_DATA BLOCK_
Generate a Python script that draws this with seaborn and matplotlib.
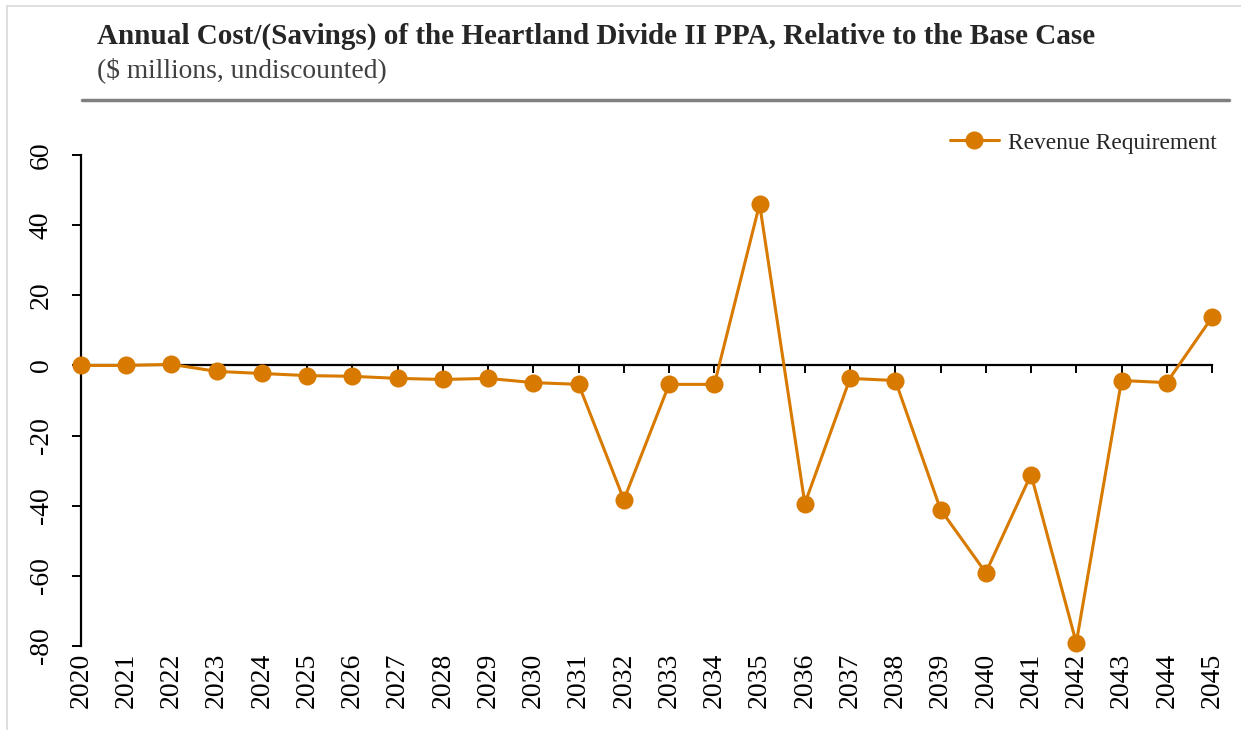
import matplotlib
matplotlib.use('Agg')
import matplotlib.pyplot as plt
import pandas as pd
import seaborn as sns
from matplotlib.lines import Line2D

# Data ($ millions, undiscounted)
years = list(range(2020, 2046))
revenue_requirement = [0.0, 0.0, 0.3, -1.7, -2.3, -2.9, -3.1, -3.7, -4.0, -3.7,
                       -4.9, -5.4, -38.3, -5.4, -5.4, 46.0, -39.4, -3.7, -4.3, -41.1,
                       -59.1, -31.1, -79.1, -4.3, -4.9, 13.7]
series_name = 'Revenue Requirement'
y_ticks = [-80, -60, -40, -20, 0, 20, 40, 60]

orange = '#D87A00'

sns.set_theme(style='ticks')
plt.rcParams['font.family'] = ['Liberation Serif', 'DejaVu Serif']
plt.rcParams['axes.unicode_minus'] = False
plt.rcParams['axes.edgecolor'] = 'black'
plt.rcParams['xtick.color'] = 'black'
plt.rcParams['ytick.color'] = 'black'

df = pd.DataFrame({'year': years, 'value': revenue_requirement})

fig = plt.figure(figsize=(12.41, 7.3), dpi=100)
ax = fig.add_axes([81 / 1241, 84 / 730, 1131 / 1241, 491 / 730])

sns.lineplot(data=df, x='year', y='value', ax=ax, color=orange, linewidth=2.2,
             marker='o', markersize=13, markeredgewidth=0, clip_on=False,
             legend=False, zorder=5)

ax.set_xlim(2020, 2045)
ax.set_ylim(-80, 60)
ax.set_xlabel('')
ax.set_ylabel('')

# spines
ax.spines['top'].set_visible(False)
ax.spines['right'].set_visible(False)
ax.spines['bottom'].set_position(('data', 0))
ax.spines['left'].set_linewidth(1.6)
ax.spines['bottom'].set_linewidth(1.6)

ax.set_xticks(years)
ax.tick_params(axis='x', direction='out', length=6, width=1.4, labelbottom=False)
ax.set_yticks(y_ticks)
ax.tick_params(axis='y', direction='out', length=6.5, width=1.4, pad=13)
for lab in ax.get_yticklabels():
    lab.set_rotation(90)
    lab.set_va('center')
    lab.set_fontsize(20)

# year labels at the bottom of the plot area
sec = ax.secondary_xaxis('bottom')
sec.spines['bottom'].set_visible(False)
sec.set_xticks(years)
sec.set_xticklabels([str(y) for y in years], rotation=90, fontsize=20)
sec.tick_params(axis='x', length=0, pad=5)

# legend
handle = Line2D([], [], color=orange, linewidth=2.2, marker='o', markersize=13,
                markeredgewidth=0)
ax.legend([handle], [series_name], loc='center right',
          bbox_to_anchor=(1238 / 1241, 1 - 143 / 730), bbox_transform=fig.transFigure,
          frameon=False, fontsize=16.8, handlelength=2.1, handletextpad=0.4)

# titles
fig.text(97 / 1241, 1 - 36 / 730, 'Annual Cost/(Savings) of the Heartland Divide II PPA, Relative to the Base Case',
         fontsize=21, fontweight='bold', color='#262626', va='center', ha='left')
fig.text(97 / 1241, 1 - 70 / 730, '($ millions, undiscounted)',
         fontsize=19.8, color='#404040', va='center', ha='left')

# header rule and light frame
fig.add_artist(Line2D([82 / 1241, 1229 / 1241], [1 - 100 / 730, 1 - 100 / 730],
                      transform=fig.transFigure, color='#808080', linewidth=2.5))
fig.add_artist(Line2D([7 / 1241, 7 / 1241], [0, 1 - 6 / 730],
                      transform=fig.transFigure, color='#D9D9D9', linewidth=1.2))
fig.add_artist(Line2D([7 / 1241, 1], [1 - 6 / 730, 1 - 6 / 730],
                      transform=fig.transFigure, color='#D9D9D9', linewidth=1.2))

fig.savefig('out.png', dpi=100)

_TASK TO CARRY OUT_
Set down all the data again exactly as above, pictures excluded.

_SOLUTION TO THE EXERCISE_
Generate a Python script that draws this with seaborn and matplotlib.
import matplotlib
matplotlib.use('Agg')
import matplotlib.pyplot as plt
import pandas as pd
import seaborn as sns
from matplotlib.lines import Line2D

# Data ($ millions, undiscounted)
years = list(range(2020, 2046))
revenue_requirement = [0.0, 0.0, 0.3, -1.7, -2.3, -2.9, -3.1, -3.7, -4.0, -3.7,
                       -4.9, -5.4, -38.3, -5.4, -5.4, 46.0, -39.4, -3.7, -4.3, -41.1,
                       -59.1, -31.1, -79.1, -4.3, -4.9, 13.7]
series_name = 'Revenue Requirement'
y_ticks = [-80, -60, -40, -20, 0, 20, 40, 60]

orange = '#D87A00'

sns.set_theme(style='ticks')
plt.rcParams['font.family'] = ['Liberation Serif', 'DejaVu Serif']
plt.rcParams['axes.unicode_minus'] = False
plt.rcParams['axes.edgecolor'] = 'black'
plt.rcParams['xtick.color'] = 'black'
plt.rcParams['ytick.color'] = 'black'

df = pd.DataFrame({'year': years, 'value': revenue_requirement})

fig = plt.figure(figsize=(12.41, 7.3), dpi=100)
ax = fig.add_axes([81 / 1241, 84 / 730, 1131 / 1241, 491 / 730])

sns.lineplot(data=df, x='year', y='value', ax=ax, color=orange, linewidth=2.2,
             marker='o', markersize=13, markeredgewidth=0, clip_on=False,
             legend=False, zorder=5)

ax.set_xlim(2020, 2045)
ax.set_ylim(-80, 60)
ax.set_xlabel('')
ax.set_ylabel('')

# spines
ax.spines['top'].set_visible(False)
ax.spines['right'].set_visible(False)
ax.spines['bottom'].set_position(('data', 0))
ax.spines['left'].set_linewidth(1.6)
ax.spines['bottom'].set_linewidth(1.6)

ax.set_xticks(years)
ax.tick_params(axis='x', direction='out', length=6, width=1.4, labelbottom=False)
ax.set_yticks(y_ticks)
ax.tick_params(axis='y', direction='out', length=6.5, width=1.4, pad=13)
for lab in ax.get_yticklabels():
    lab.set_rotation(90)
    lab.set_va('center')
    lab.set_fontsize(20)

# year labels at the bottom of the plot area
sec = ax.secondary_xaxis('bottom')
sec.spines['bottom'].set_visible(False)
sec.set_xticks(years)
sec.set_xticklabels([str(y) for y in years], rotation=90, fontsize=20)
sec.tick_params(axis='x', length=0, pad=5)

# legend
handle = Line2D([], [], color=orange, linewidth=2.2, marker='o', markersize=13,
                markeredgewidth=0)
ax.legend([handle], [series_name], loc='center right',
          bbox_to_anchor=(1238 / 1241, 1 - 143 / 730), bbox_transform=fig.transFigure,
          frameon=False, fontsize=16.8, handlelength=2.1, handletextpad=0.4)

# titles
fig.text(97 / 1241, 1 - 36 / 730, 'Annual Cost/(Savings) of the Heartland Divide II PPA, Relative to the Base Case',
         fontsize=21, fontweight='bold', color='#262626', va='center', ha='left')
fig.text(97 / 1241, 1 - 70 / 730, '($ millions, undiscounted)',
         fontsize=19.8, color='#404040', va='center', ha='left')

# header rule and light frame
fig.add_artist(Line2D([82 / 1241, 1229 / 1241], [1 - 100 / 730, 1 - 100 / 730],
                      transform=fig.transFigure, color='#808080', linewidth=2.5))
fig.add_artist(Line2D([7 / 1241, 7 / 1241], [0, 1 - 6 / 730],
                      transform=fig.transFigure, color='#D9D9D9', linewidth=1.2))
fig.add_artist(Line2D([7 / 1241, 1], [1 - 6 / 730, 1 - 6 / 730],
                      transform=fig.transFigure, color='#D9D9D9', linewidth=1.2))

fig.savefig('out.png', dpi=100)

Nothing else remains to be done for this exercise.